REDAZIONE LODI

Grazia Grena: "Io, ex terrorista rossa e ora volontaria nel carcere di Lodi"

"Non ho mai avuto in mano una pistola, ma moralmente sono colpevole" di LAURA DE BENEDETTI

Grazia Grena, 66 anni

Lodi, 7 aprile 2016 - Da Prima Linea alla giustizia riparativa; dalla condanna per banda armata, all’impegno per i carcerati. E’ la storia di Grazia Grena, 66 anni, bergamasca, trasferitasi a 19 anni a Milano come infermiera al Policlinico, quindi passata, come lei stessa racconta, "attraverso tutto il movimento antagonista e violento di autonomia operaia, fino all’entrata, nel 1980, in clandestinità", cui hanno fatto seguito l’arresto, nel 1982, la condanna a 8 anni per banda armata, e la detenzione per 4, seguita da semilibertà, libertà condizionata e dal lavoro decennale per il consorzio Aaster di ricerca su sviluppo e coesione sociale. Dal 2003 vive a Lodi, è nell’associazione Los carcere che venerdì scorso ha promosso, al liceo Verri, la presentazione, con la figlia di Aldo Moro, Agnese, e l’ex Br Adriana Faranda, del ‘Libro dell’Incontro’, frutto di un percorso di giustizia riparativa tra vittime e carnefici della Lotta armata iniziato nel 2007, cui lei stessa ha partecipato dal 2010.

"Non ho mai avuto in mano una pistola, ma moralmente sono colpevole, anche se ognuno ha le sue proporzioni – afferma Grena –. Scontata la pena mi sono presa del tempo, ho avuto un figlio, non volevo sentirmi ancora colpevole. Nel 1990 iniziai però a fare volontariato a San Vittore; nel 2006, con Los carcere, avviammo uno sportello interno (poi chiuso e riattivato nel 2015) e esterno al penitenziario di Lodi, per aiutare carcerati, ex, e le loro famiglie. Non avevo però ancora affrontato il cuore del problema: in termini politici mi ero dissociata, capendo che il gesto estremo è sbagliato, e non avevo voglia di subire un quarto grado di giudizio incontrando le vittime della lotta armata.
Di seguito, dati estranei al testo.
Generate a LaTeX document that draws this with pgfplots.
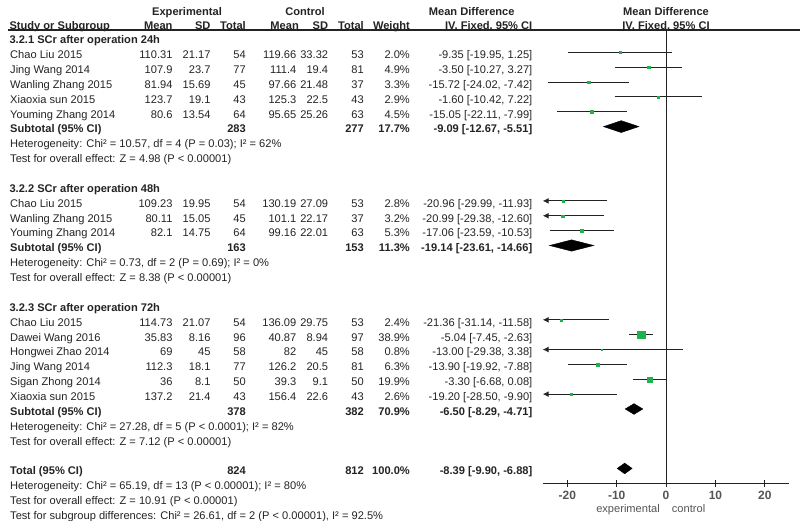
\documentclass[border=0pt]{standalone}
\usepackage{fontspec}
\setmainfont{Liberation Sans}
\usepackage{pgfplots}
\pgfplotsset{compat=1.18}
\usepackage{pgfplotstable}
\usetikzlibrary{arrows.meta}
\definecolor{rmgreen}{RGB}{30,178,76}
\definecolor{txt}{RGB}{35,35,35}
\definecolor{axgray}{RGB}{85,85,85}
\newcommand{\tf}{\fontsize{11.1}{13}\selectfont}
\tikzset{
  L/.style={anchor=base west, yshift=-6.3pt, inner sep=0pt, text=txt, font=\tf},
  R/.style={anchor=base east, yshift=-6.3pt, inner sep=0pt, text=txt, font=\tf},
  C/.style={anchor=base, yshift=-6.3pt, inner sep=0pt, text=txt, font=\tf},
}
% study rows: r, name, exp mean, exp sd, exp n, ctrl mean, ctrl sd, ctrl n
\newcommand{\srow}[8]{%
  \node[L] at (axis cs:10,-#1) {#2};
  \node[R] at (axis cs:172.7,-#1) {#3};
  \node[R] at (axis cs:210.7,-#1) {#4};
  \node[R] at (axis cs:246,-#1) {#5};
  \node[R] at (axis cs:296.5,-#1) {#6};
  \node[R] at (axis cs:328.3,-#1) {#7};
  \node[R] at (axis cs:364,-#1) {#8};
}
% weight and CI: r, weight, ci
\newcommand{\wci}[3]{%
  \node[R] at (axis cs:410,-#1) {#2};
  \node[R] at (axis cs:532.5,-#1) {#3};
}
\newcommand{\subrow}[6]{% r, label, n1, n2, weight, ci (bold)
  \node[L] at (axis cs:10,-#1) {\bfseries #2};
  \node[R] at (axis cs:246,-#1) {\bfseries #3};
  \node[R] at (axis cs:364,-#1) {\bfseries #4};
  \node[R] at (axis cs:410,-#1) {\bfseries #5};
  \node[R] at (axis cs:532.5,-#1) {\bfseries #6};
}
\newcommand{\lrow}[2]{\node[L] at (axis cs:10,-#1) {#2};}

\pgfplotstableread{
r  md     w
0  -9.35  2.0
1  -3.50  4.9
2  -15.72 3.3
3  -1.60  2.9
4  -15.05 4.5
10 -20.96 2.8
11 -20.99 3.2
12 -17.06 5.3
18 -21.36 2.4
19 -5.04  38.9
20 -13.00 0.8
21 -13.90 6.3
22 -3.30  19.9
23 -19.20 2.6
}\studies

\begin{document}
\tf
\begin{tikzpicture}[x=1pt,y=1pt]
% ---------------- table / layout axis (pixel x, row y) ----------------
\begin{axis}[name=tab, at={(0,0)}, anchor=north west, scale only axis,
  width=800pt, height=521pt, xmin=0, xmax=800, ymin=-31.53, ymax=3.518,
  hide axis, clip=false]
  % header
  \node[C] at (axis cs:187,2.9) {\bfseries Experimental};
  \node[C] at (axis cs:305,2.9) {\bfseries Control};
  \node[C] at (axis cs:471.7,2.9) {\bfseries Mean Difference};
  \node[C] at (axis cs:666,2.9) {\bfseries Mean Difference};
  \node[L] at (axis cs:9.3,1.95) {\bfseries Study or Subgroup};
  \node[R] at (axis cs:172.7,1.95) {\bfseries Mean};
  \node[R] at (axis cs:210.7,1.95) {\bfseries SD};
  \node[R] at (axis cs:246,1.95) {\bfseries Total};
  \node[R] at (axis cs:299,1.95) {\bfseries Mean};
  \node[R] at (axis cs:328.3,1.95) {\bfseries SD};
  \node[R] at (axis cs:364,1.95) {\bfseries Total};
  \node[R] at (axis cs:410,1.95) {\bfseries Weight};
  \node[R] at (axis cs:532.5,1.95) {\bfseries IV, Fixed, 95\% CI};
  \node[C] at (axis cs:666,1.95) {\bfseries IV, Fixed, 95\% CI};
  \addplot[draw=txt, line width=1.1pt] coordinates {(8,1.5) (800,1.5)};
  % 24h
  \node[L] at (axis cs:9.3,1) {\bfseries 3.2.1 SCr after operation 24h};
  \srow{0}{Chao Liu 2015}{110.31}{21.17}{54}{119.66}{33.32}{53}\wci{0}{2.0\%}{-9.35 [-19.95, 1.25]}
  \srow{1}{Jing Wang 2014}{107.9}{23.7}{77}{111.4}{19.4}{81}\wci{1}{4.9\%}{-3.50 [-10.27, 3.27]}
  \srow{2}{Wanling Zhang 2015}{81.94}{15.69}{45}{97.66}{21.48}{37}\wci{2}{3.3\%}{-15.72 [-24.02, -7.42]}
  \srow{3}{Xiaoxia sun 2015}{123.7}{19.1}{43}{125.3}{22.5}{43}\wci{3}{2.9\%}{-1.60 [-10.42, 7.22]}
  \srow{4}{Youming Zhang 2014}{80.6}{13.54}{64}{95.65}{25.26}{63}\wci{4}{4.5\%}{-15.05 [-22.11, -7.99]}
  \subrow{5}{Subtotal (95\% CI)}{283}{277}{17.7\%}{-9.09 [-12.67, -5.51]}
  \lrow{6}{Heterogeneity: Chi² = 10.57, df = 4 (P = 0.03); I² = 62\%}
  \lrow{7}{Test for overall effect: Z = 4.98 (P < 0.00001)}
  % 48h
  \node[L] at (axis cs:9.3,-9) {\bfseries 3.2.2 SCr after operation 48h};
  \srow{10}{Chao Liu 2015}{109.23}{19.95}{54}{130.19}{27.09}{53}\wci{10}{2.8\%}{-20.96 [-29.99, -11.93]}
  \srow{11}{Wanling Zhang 2015}{80.11}{15.05}{45}{101.1}{22.17}{37}\wci{11}{3.2\%}{-20.99 [-29.38, -12.60]}
  \srow{12}{Youming Zhang 2014}{82.1}{14.75}{64}{99.16}{22.01}{63}\wci{12}{5.3\%}{-17.06 [-23.59, -10.53]}
  \subrow{13}{Subtotal (95\% CI)}{163}{153}{11.3\%}{-19.14 [-23.61, -14.66]}
  \lrow{14}{Heterogeneity: Chi² = 0.73, df = 2 (P = 0.69); I² = 0\%}
  \lrow{15}{Test for overall effect: Z = 8.38 (P < 0.00001)}
  % 72h
  \node[L] at (axis cs:9.3,-17) {\bfseries 3.2.3 SCr after operation 72h};
  \srow{18}{Chao Liu 2015}{114.73}{21.07}{54}{136.09}{29.75}{53}\wci{18}{2.4\%}{-21.36 [-31.14, -11.58]}
  \srow{19}{Dawei Wang 2016}{35.83}{8.16}{96}{40.87}{8.94}{97}\wci{19}{38.9\%}{-5.04 [-7.45, -2.63]}
  \srow{20}{Hongwei Zhao 2014}{69}{45}{58}{82}{45}{58}\wci{20}{0.8\%}{-13.00 [-29.38, 3.38]}
  \srow{21}{Jing Wang 2014}{112.3}{18.1}{77}{126.2}{20.5}{81}\wci{21}{6.3\%}{-13.90 [-19.92, -7.88]}
  \srow{22}{Sigan Zhong 2014}{36}{8.1}{50}{39.3}{9.1}{50}\wci{22}{19.9\%}{-3.30 [-6.68, 0.08]}
  \srow{23}{Xiaoxia sun 2015}{137.2}{21.4}{43}{156.4}{22.6}{43}\wci{23}{2.6\%}{-19.20 [-28.50, -9.90]}
  \subrow{24}{Subtotal (95\% CI)}{378}{382}{70.9\%}{-6.50 [-8.29, -4.71]}
  \lrow{25}{Heterogeneity: Chi² = 27.28, df = 5 (P < 0.0001); I² = 82\%}
  \lrow{26}{Test for overall effect: Z = 7.12 (P < 0.00001)}
  % total
  \subrow{28}{Total (95\% CI)}{824}{812}{100.0\%}{-8.39 [-9.90, -6.88]}
  \lrow{29}{Heterogeneity: Chi² = 65.19, df = 13 (P < 0.00001); I² = 80\%}
  \lrow{30}{Test for overall effect: Z = 10.91 (P < 0.00001)}
  \lrow{31}{Test for subgroup differences: Chi² = 26.61, df = 2 (P < 0.00001), I² = 92.5\%}
  % favours labels
  \node[R, text=axgray] at (axis cs:660,-30.52) {experimental};
  \node[L, text=axgray] at (axis cs:671.7,-30.52) {control};
\end{axis}
% ---------------- forest plot axis ----------------
\begin{axis}[name=forest, at={(542.7pt,-483.3pt)}, anchor=south west, scale only axis,
  width=246.75pt, height=453.3pt, xmin=-25, xmax=25, ymin=-29, ymax=1.5,
  axis x line=bottom, axis y line=none, axis line style={-, draw=txt, line width=1.1pt},
  xtick={-20,-10,0,10,20}, xticklabels={-20,-10,0,10,20},
  tick align=center, major tick length=7pt, tick style={draw=txt, line width=1.1pt},
  xticklabel style={font=\fontsize{12}{12}\selectfont\bfseries, text=axgray, yshift=0pt},
  ci/.style={draw=txt, line width=1pt},
  ar/.style={draw=txt, line width=1pt, -{Latex[length=6pt,width=6pt]}},
  dia/.style={draw=black, fill=black, line width=0.4pt},
  clip=true]
  \addplot[draw=txt, line width=1pt] coordinates {(0,1.5) (0,-29)};
  % 24h
  \addplot[ci] coordinates {(-19.95,0) (1.25,0)};
  \addplot[ci] coordinates {(-10.27,-1) (3.27,-1)};
  \addplot[ci] coordinates {(-24.02,-2) (-7.42,-2)};
  \addplot[ci] coordinates {(-10.42,-3) (7.22,-3)};
  \addplot[ci] coordinates {(-22.11,-4) (-7.99,-4)};
  \addplot[dia] coordinates {(-12.67,-5) (-9.09,-4.6) (-5.51,-5) (-9.09,-5.4)} -- cycle;
  % 48h
  \addplot[ar] coordinates {(-11.93,-10) (-25,-10)};
  \addplot[ar] coordinates {(-12.60,-11) (-25,-11)};
  \addplot[ci] coordinates {(-23.59,-12) (-10.53,-12)};
  \addplot[dia] coordinates {(-23.61,-13) (-19.14,-12.62) (-14.66,-13) (-19.14,-13.38)} -- cycle;
  % 72h
  \addplot[ar] coordinates {(-11.58,-18) (-25,-18)};
  \addplot[ci] coordinates {(-7.45,-19) (-2.63,-19)};
  \addplot[ar] coordinates {(3.38,-20) (-25,-20)};
  \addplot[ci] coordinates {(-19.92,-21) (-7.88,-21)};
  \addplot[ci] coordinates {(-6.68,-22) (0.08,-22)};
  \addplot[ar] coordinates {(-9.90,-23) (-25,-23)};
  \addplot[dia] coordinates {(-8.29,-24) (-6.50,-23.64) (-4.71,-24) (-6.50,-24.36)} -- cycle;
  % total
  \addplot[dia] coordinates {(-9.90,-28) (-8.39,-27.64) (-6.88,-28) (-8.39,-28.36)} -- cycle;
  % study points
  \addplot[scatter, only marks, mark=square*,
    scatter/use mapped color={draw=rmgreen, fill=rmgreen},
    mark options={line width=0.1pt},
    visualization depends on={max(0.6,0.6*sqrt(\thisrow{w})) \as \msz},
    scatter/@pre marker code/.append style={/tikz/mark size=\msz}]
    table[x=md, y expr=-\thisrow{r}] {\studies};
\end{axis}
\pgfresetboundingbox
\path[use as bounding box] (0,0) rectangle (800,-521);
\end{tikzpicture}
\end{document}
Eppure è stato solo il percorso di giustizia riparativa che mi ha permesso di dare un senso alla mia vita, tenendo insieme il prima e il dopo: ho capito che non è l’errore in sè a fare la differenza, ma quanto riesci ad imparare da esso".
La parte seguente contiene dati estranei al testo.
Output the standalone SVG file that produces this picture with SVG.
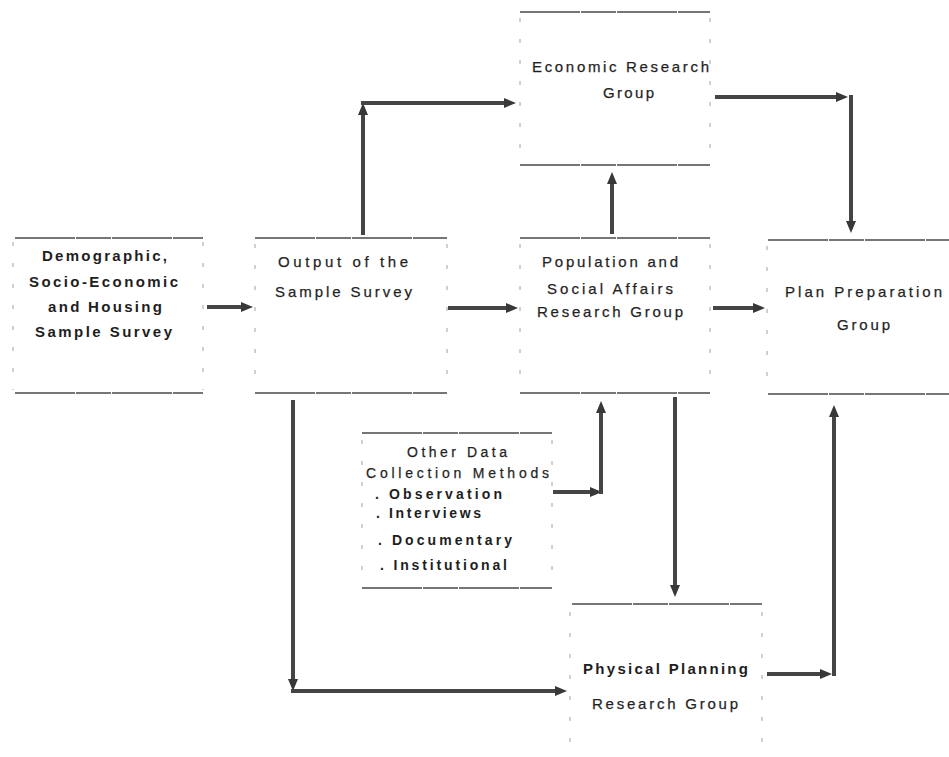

«L’ergastolo della parola – aggiunge – non ti permette di portare in superficie riflessioni profondissime. La violenza, oggi di estrema attualità, ti porta sempre a ridurre le persone ad oggetto: non uccidi se vedi la vittima come essere umano ma se anche tu, esecutore, resti persona. Il problema della sicurezza sociale, dunque, non lo risolvi militarmente ma con un percorso di umanità". Con la coop Microcosmi Grena ha curato il progetto Lodi città aperta di integrazione giovanile. Con Los Carcere, invece, aiuta un centinaio di persone l’anno, metà delle quali ha alle spalle una famiglia: "Ciò che facciamo è poco quantificabile ma va a rafforzare la sicurezza dei cittadini: oggi aiutiamo sempre più giovani under 30 (35-40%) che si danno a scippi, rapine, spaccio, truffe: se riusciamo a seguirli mentre sono ai domiciliari evitiamo che vadano in carcere ad apprendere, nell’ozio forzato, la scienza del crimine. Da gennaio abbiamo seguito 45 persone, di cui otto ventenni e otto trentenni, 9 nuclei familiari tra cui una donna con 4 figli datasi al furto per sopravvivere. Diamo un supporto legale, di rete con servizi sociali e per il reinserimento lavorativo, e stiamo lavorando sulla novità della ‘messa in prova’ nel volontariato, con sospensione del giudizio, per i reati veniali. Purtroppo però, da luglio, il nostro sportello esterno (quello interno vive coi soli volontari, ndr) rischia la chiusura per mancanza di finanziamento".